:: What to produce ::
Repeat, exactly and in full, the lines of the listing below, but without any pictures.

:: Dataset extract ::
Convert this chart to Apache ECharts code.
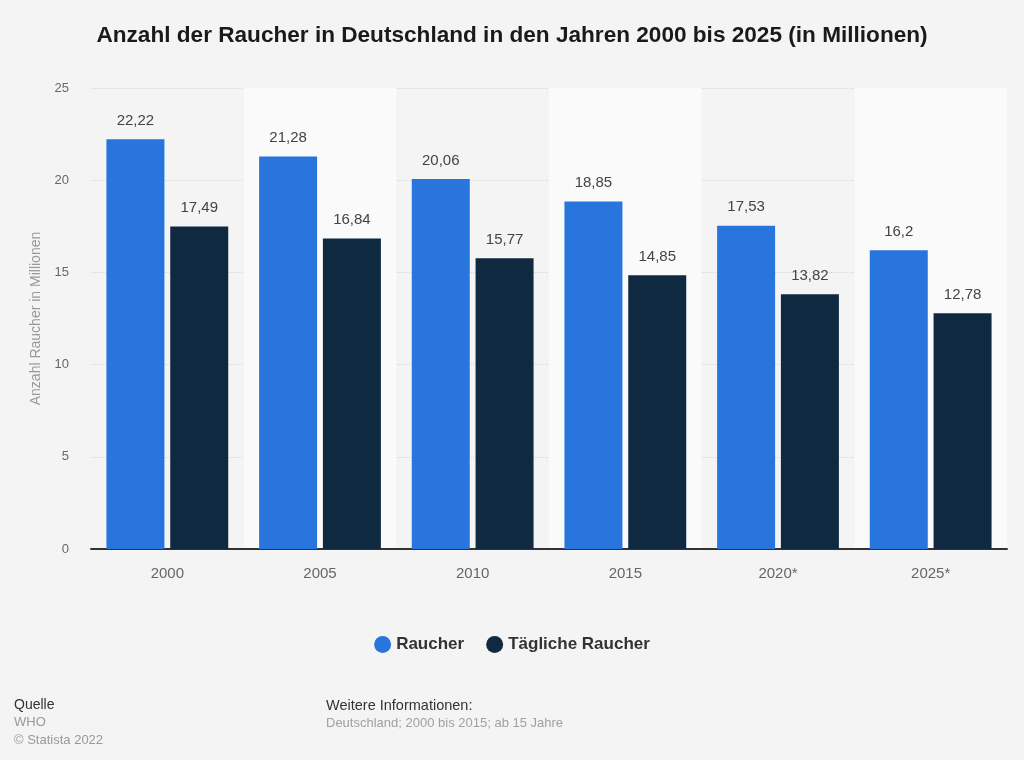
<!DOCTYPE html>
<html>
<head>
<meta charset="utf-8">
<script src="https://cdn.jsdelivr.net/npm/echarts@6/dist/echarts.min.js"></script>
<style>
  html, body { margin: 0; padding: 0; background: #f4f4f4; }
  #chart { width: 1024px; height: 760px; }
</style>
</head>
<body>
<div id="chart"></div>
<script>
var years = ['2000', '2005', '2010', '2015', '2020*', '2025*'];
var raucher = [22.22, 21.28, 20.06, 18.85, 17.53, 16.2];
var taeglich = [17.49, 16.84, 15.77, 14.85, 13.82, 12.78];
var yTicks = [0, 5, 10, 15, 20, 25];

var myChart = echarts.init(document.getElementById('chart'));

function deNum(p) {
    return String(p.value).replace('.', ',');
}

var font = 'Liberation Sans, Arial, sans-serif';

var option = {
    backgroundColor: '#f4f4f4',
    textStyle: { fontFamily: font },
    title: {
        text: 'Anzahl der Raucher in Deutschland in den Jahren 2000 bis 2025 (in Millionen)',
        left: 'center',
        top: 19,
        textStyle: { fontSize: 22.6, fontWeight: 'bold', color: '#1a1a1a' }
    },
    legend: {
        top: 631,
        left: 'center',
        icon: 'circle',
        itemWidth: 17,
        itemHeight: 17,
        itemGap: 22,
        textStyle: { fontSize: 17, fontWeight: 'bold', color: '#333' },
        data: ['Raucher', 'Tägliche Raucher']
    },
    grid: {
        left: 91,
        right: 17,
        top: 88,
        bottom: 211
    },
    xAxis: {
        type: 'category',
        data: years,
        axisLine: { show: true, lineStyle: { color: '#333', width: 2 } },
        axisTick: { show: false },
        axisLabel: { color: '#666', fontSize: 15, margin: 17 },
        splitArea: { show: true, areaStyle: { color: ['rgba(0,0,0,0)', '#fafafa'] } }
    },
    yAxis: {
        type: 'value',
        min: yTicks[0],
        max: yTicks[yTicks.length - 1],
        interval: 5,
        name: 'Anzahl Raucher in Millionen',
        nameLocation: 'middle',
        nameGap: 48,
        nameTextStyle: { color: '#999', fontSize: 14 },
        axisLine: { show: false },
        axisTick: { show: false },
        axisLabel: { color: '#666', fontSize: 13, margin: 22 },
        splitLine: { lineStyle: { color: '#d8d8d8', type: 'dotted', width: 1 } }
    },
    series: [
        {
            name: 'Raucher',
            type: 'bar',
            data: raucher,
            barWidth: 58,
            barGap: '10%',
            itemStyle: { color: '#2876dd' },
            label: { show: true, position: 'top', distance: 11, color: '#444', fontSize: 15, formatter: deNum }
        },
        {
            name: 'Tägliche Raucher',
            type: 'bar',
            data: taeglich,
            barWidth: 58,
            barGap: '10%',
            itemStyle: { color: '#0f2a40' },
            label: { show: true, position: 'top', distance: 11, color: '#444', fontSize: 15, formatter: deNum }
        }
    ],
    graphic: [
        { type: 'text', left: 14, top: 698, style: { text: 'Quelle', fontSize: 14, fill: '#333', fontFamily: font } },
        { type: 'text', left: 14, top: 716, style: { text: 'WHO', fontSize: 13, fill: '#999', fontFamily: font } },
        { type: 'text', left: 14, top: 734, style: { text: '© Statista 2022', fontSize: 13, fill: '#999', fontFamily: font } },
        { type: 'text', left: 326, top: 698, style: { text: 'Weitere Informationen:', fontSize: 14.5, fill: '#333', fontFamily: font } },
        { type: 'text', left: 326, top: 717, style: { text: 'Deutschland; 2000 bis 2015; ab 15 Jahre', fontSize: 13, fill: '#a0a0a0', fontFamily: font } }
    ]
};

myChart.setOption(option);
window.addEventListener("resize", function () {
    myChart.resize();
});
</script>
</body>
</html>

:: Answer to this exercise ::
Convert this chart to Apache ECharts code.
<!DOCTYPE html>
<html>
<head>
<meta charset="utf-8">
<script src="https://cdn.jsdelivr.net/npm/echarts@6/dist/echarts.min.js"></script>
<style>
  html, body { margin: 0; padding: 0; background: #f4f4f4; }
  #chart { width: 1024px; height: 760px; }
</style>
</head>
<body>
<div id="chart"></div>
<script>
var years = ['2000', '2005', '2010', '2015', '2020*', '2025*'];
var raucher = [22.22, 21.28, 20.06, 18.85, 17.53, 16.2];
var taeglich = [17.49, 16.84, 15.77, 14.85, 13.82, 12.78];
var yTicks = [0, 5, 10, 15, 20, 25];

var myChart = echarts.init(document.getElementById('chart'));

function deNum(p) {
    return String(p.value).replace('.', ',');
}

var font = 'Liberation Sans, Arial, sans-serif';

var option = {
    backgroundColor: '#f4f4f4',
    textStyle: { fontFamily: font },
    title: {
        text: 'Anzahl der Raucher in Deutschland in den Jahren 2000 bis 2025 (in Millionen)',
        left: 'center',
        top: 19,
        textStyle: { fontSize: 22.6, fontWeight: 'bold', color: '#1a1a1a' }
    },
    legend: {
        top: 631,
        left: 'center',
        icon: 'circle',
        itemWidth: 17,
        itemHeight: 17,
        itemGap: 22,
        textStyle: { fontSize: 17, fontWeight: 'bold', color: '#333' },
        data: ['Raucher', 'Tägliche Raucher']
    },
    grid: {
        left: 91,
        right: 17,
        top: 88,
        bottom: 211
    },
    xAxis: {
        type: 'category',
        data: years,
        axisLine: { show: true, lineStyle: { color: '#333', width: 2 } },
        axisTick: { show: false },
        axisLabel: { color: '#666', fontSize: 15, margin: 17 },
        splitArea: { show: true, areaStyle: { color: ['rgba(0,0,0,0)', '#fafafa'] } }
    },
    yAxis: {
        type: 'value',
        min: yTicks[0],
        max: yTicks[yTicks.length - 1],
        interval: 5,
        name: 'Anzahl Raucher in Millionen',
        nameLocation: 'middle',
        nameGap: 48,
        nameTextStyle: { color: '#999', fontSize: 14 },
        axisLine: { show: false },
        axisTick: { show: false },
        axisLabel: { color: '#666', fontSize: 13, margin: 22 },
        splitLine: { lineStyle: { color: '#d8d8d8', type: 'dotted', width: 1 } }
    },
    series: [
        {
            name: 'Raucher',
            type: 'bar',
            data: raucher,
            barWidth: 58,
            barGap: '10%',
            itemStyle: { color: '#2876dd' },
            label: { show: true, position: 'top', distance: 11, color: '#444', fontSize: 15, formatter: deNum }
        },
        {
            name: 'Tägliche Raucher',
            type: 'bar',
            data: taeglich,
            barWidth: 58,
            barGap: '10%',
            itemStyle: { color: '#0f2a40' },
            label: { show: true, position: 'top', distance: 11, color: '#444', fontSize: 15, formatter: deNum }
        }
    ],
    graphic: [
        { type: 'text', left: 14, top: 698, style: { text: 'Quelle', fontSize: 14, fill: '#333', fontFamily: font } },
        { type: 'text', left: 14, top: 716, style: { text: 'WHO', fontSize: 13, fill: '#999', fontFamily: font } },
        { type: 'text', left: 14, top: 734, style: { text: '© Statista 2022', fontSize: 13, fill: '#999', fontFamily: font } },
        { type: 'text', left: 326, top: 698, style: { text: 'Weitere Informationen:', fontSize: 14.5, fill: '#333', fontFamily: font } },
        { type: 'text', left: 326, top: 717, style: { text: 'Deutschland; 2000 bis 2015; ab 15 Jahre', fontSize: 13, fill: '#a0a0a0', fontFamily: font } }
    ]
};

myChart.setOption(option);
window.addEventListener("resize", function () {
    myChart.resize();
});
</script>
</body>
</html>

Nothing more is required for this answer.